News Article

Selecta gets $8.1M NIH grant for more trials of nicotine vaccine
Date: Jun 17, 2014
Source: bizjournals ( click here to go to the source)

Featured firm in this article: Selecta Biosciences Inc of Watertown, MA



Selecta Biosciences has receiveda $8.1 million grant from a division of the National Institutes of Health to continue development of a nicotine vaccine to help smokers quit.
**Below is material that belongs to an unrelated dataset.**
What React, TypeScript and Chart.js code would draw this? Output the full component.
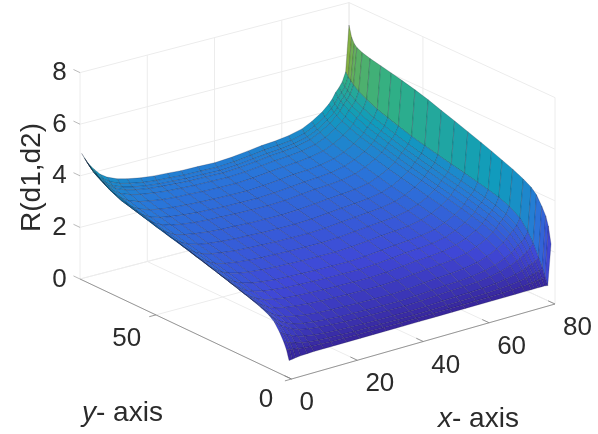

The Watertown biotech firm, which is developing nanoparticles that modulate the immune system, announced today the award from the National Institute on Drug Abuse, an institute at NIH. The award follows a $3 million award in 2010 from the same agency which paid for early research and an initial trial in 80 humans which found the drug to be safe. The additional money will go toward mid-stage clinical studies of the drug, called SEL-068.
The announcement was one of several from the company this morning. The 6-year-old firm also announced a $1.25 million grant from The Bill and Melinda Gates Foundation for malaria vaccines, and an exclusive license with Chinese biotech, 3SBio, for a drug called pegsiticase which has shown effectiveness in reducing plasma uric acid levels in gout patients in Phase 1 clinical studies. The license will allow Selecta to use its proprietary Synthetic Vaccine Particle platform to the pegsiticase in patients with refractory and tophaceous gout to make it more efficient and safer.

The resulting combination drug, SEL-212 would be the first non-immunogenic version of a type of drug called uricase. According to Selecta, there are now two versions of uricase approved in the U.S., both of which spur the creation of anti-drug antibodies in more than half the patients who take them, reducing the effectiveness and causing a severe allergic reaction.